Sobre sanduíches de pernil, bolinhos de bacalhau e um rissole Michelin
Acredito não haver dúvida no fato de que os botecos, no que diz respeito tanto à forma quanto ao conteúdo, sejam descendentes diretos das tascas portuguesas. Um balcão (com o dono da bodega ou alguém da família à frente), algumas mesinhas e, à venda, uns tragos e especialidades da casa, como bolinho de bacalhau e sanduíche de pernil. Dos dois lados do Atlântico é assim.
Cá em São Paulo – na verdade aí, visto que estou a redigir este texto durante um voo entre Portugal e Alemanha –, de fato, podemos comer ótimos sanduíches de pernil e deliciosos bolinhos de bacalhau.
Se sou capaz de garantir que é em Portugal que encontro o melhor sanduíche de pernil, o mesmo não posso dizer, de jeito nenhum, do bolinho de bacalhau – e olha que esta não é a minha primeira vez no pais. Em matéria de bolinho de bacalhau, São Paulo não tem para ninguém.

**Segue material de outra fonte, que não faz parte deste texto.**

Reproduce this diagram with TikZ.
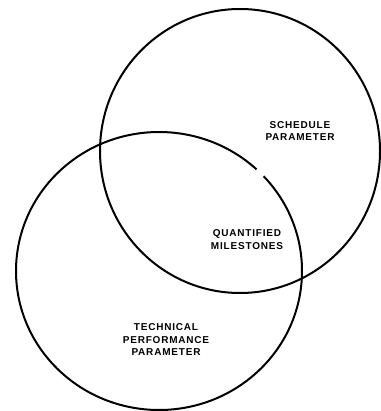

A começar pelo fato de que nas tascas lusitanas é raro encontrar bolinhos que sejam fritos na hora em que o cliente pede. Já aconteceu comigo em Lisboa, Évora, Guimarães, Coimbra e no Porto: ao pedir um pastelinho de bacalhau, como são chamados, recebi um salgado frio. Questão de costume? Pode ser, mas em São Paulo estou mal-acostumado a pedir e receber um bolinho frito na hora, como acontece, por exemplo, no Bar Léo, às quartas e sábados, dias em que são servidos ou no Dona Felicidade, minha pedida de sempre para começar qualquer refeição ali.
Já no Porto, me ocorreu de pedir um bolinho de bacalhau na Casa Guedes e recebe-lo friozinho da silva. Pudera, a coisa certa a fazer ali é tomar lugar na fila, separar uma nota de 5 e uma moeda de 1 euro e pedir ao sr. Manuel, no caixa, um sanduíche de pernil com queijo de ovelha mais um chope (ou "fino"). Em seguida, aguardar no balcão, de preferência a observar o sr. César, o irmão mais novo do Manuel, a montar o sanduíche, cuja carne é assada à moda de Baião, vilarejo de 3.000 habitantes nos arredores do Porto.
O ritual de montagem da 'sande' segue o seguinte passo-a-passo: 1. Corta-se ao meio o pão de bola ligeiramente torrado; 2. Deita-se uma fatia de queijo de ovelha sobre a banda debaixo; 3. Apanham-se umas lascas de pernil; 4. Derrama-se, por fim, boa quantidade do molho do próprio assado.
Tentei arrancar do seu Manél qual seria o segredo daquele saboroso molho cor de ferrugem, mas ele desconversou. O que se sabe é que é assado pela dona Albertina (talvez seja pela dona Augusta, a cunhada; por favor, o leitor só não me pergunte qual delas é a esposa do César e quem é casada com o Manél).
Sem nenhum demérito ao pernil do Estadão, com seu molho de pimentão e cebola, ou ao que o Zé Luis serve no Pompeia Bar, na minha opinião o mais gostoso entre os sandubas que ele prepara ali na zona Oeste.
Mas na Casa Guedes, reafirmo, está o melhor sanduíche de pernil que já comi.
(PS: e por falar em boteco, na sexta-feira passada, durante o jantar que a Revista de Vinhos anunciou os 10 melhores vinhos de Portugal lançados em 2018, comi um rissole de camarão no The Yeatman, em Vila Nova de Gaia. Um petisco de botequim, quem diria, presente no cardápio de um restaurante que ostenta duas estrelas Michelin. Quer saber? O rissole do Bar do Luiz Nozoie, no Bosque da Saúde, merece três.)
Vai lá:
Bar do Luiz Nozoie. Avenida Bosque da Saúde, 1210, Bosque da Saúde.
Bar Léo. Rua Aurora, 100, centro.
Casa Guedes. Praça dos Poveiros, 130, Porto.
Dona Felicidade. Rua Tito, 21, Vila Romana.
Estadão Bar e Lanches. Viaduto Nove de Julho, 193, centro.
Pompeia Bar. Rua Augusto de Miranda, 712, Pompeia.
The Yeatman. Rua do Choupelo, 4400-088, Vila Nova de Gaia.